The film opens on the New York City skyline as members of the group assemble to plan a robbery that has to be completed in 20 minutes, without a second to spare. When they arrive in Rio, they are greeted by Mary Ann (Leigh), whose job is to guard the gems at all costs. “Grand Slam” has all the elements of a classic heist film, from the planning and execution to the aftermath. Watching it, especially the New York scenes, is like stepping back in time. 

Montaldo’s masterful storytelling is spotlighted in “Machine Gun McCain.” Loosely based on the novel “Candyleg” by Ovid Demaris, the film stars Peter Falk and Britt Ekland, in addition to Cassavetes, with a spectacular cameo by Gena Rowlands. 

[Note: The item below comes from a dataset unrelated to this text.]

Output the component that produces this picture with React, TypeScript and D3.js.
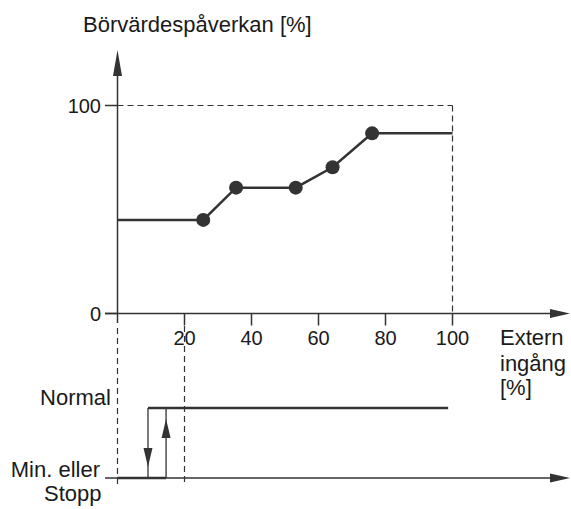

Charlie Adamo (Falk) and Hank McCain (Cassavetes) are the protagonists in parallel storylines of two low-level West Coast gangsters who think they can outsmart their New York mafia bosses. The recently appointed leader of West Coast operations, Adamo secretly gives McCain’s estranged son $25,000 to bail his father out of prison following 12 years of incarceration for armed robbery. Upon his release, McCain is informed that he has been chosen to plan a heist that requires breaking into a mob-run casino in Las Vegas. The prize is a safe containing $2 million. Realizing he’s been lied to when things go awry, McCain eliminates the middlemen and carries out the heist on his own, then tries to leave the country with the money. When the newly instated mob boss catches up with him, a chase ensues with dramatic, unexpected consequences.

Montaldo and cinematographer Erico Menczer certainly made the most of shooting on location in San Francisco and Las Vegas, capturing stunning footage of both cities in all of their late-’60s glory. Montaldo said he and Cassavetes both approached the project as directors, butting heads at first in what Montaldo described as “guerilla warfare” before making their peace and enjoying their collaboration.

Even though Montaldo’s crime films have earned a dedicated following, his 1971 masterpiece “Sacco and Vanzetti” will most likely be his lasting legacy. “I can’t stand intolerance, so I made ‘Sacco and Vanzetti,’” Montaldo explains. “I heard about these two Italian characters, and I was struck. So I started studying. A good writer friend of mine knew a lot about them, and then together, we built the story, and I must say that it was really a tragic story.”

Montaldo’s film offers a detailed account of how the controversial 1920s trial of Nicola Sacco (Riccardo Cucciolla) and Bartolomeo Vanzetti (Gian Maria Volontè) played out as well as the emotional toll it took on the men. In addition to the film serving as an educational tool here in the United States, it is regularly shown to students in Italy.

Montaldo directed the 2013 drama “L’industriale” (The Entrepreneur), starring Pierfrancesco Favino. And in 2017, he appeared in Francesco Bruni’s film “Tutto quello che vuoi” (Friends by Chance), playing a poet with memory loss who befriends a 22-year-old and guides him through some family troubles. “I have to be honest, I was a little depressed acting at my age, but it ended up going very well, and we had a lot of success with the film,” Montaldo recalls. The role earned him a David di Donatello Award for Best Actor in a Supporting Role. 

Montaldo’s personal life has been as rewarding as his career. His six-decades-long love story with Vera Pescarolo has captivated Italians and has been the subject of articles and talk show interviews. “When I met her, it was love at first sight, and now we’ve been together 61 years,” he proclaims. “Luckily, she is a film aficionado like me, but instead of being the wife of a director who goes away for months at a time, she has traveled with me. We’ve been all over the world together, and for this I am grateful. It is a great collaboration and therefore a great love.” 

“Vera & Giuliano”

Last year, documentary filmmaker Fabrizio Corallo made a film about them titled “Vera & Giuliano” that aired on Italian television on Valentine’s Day.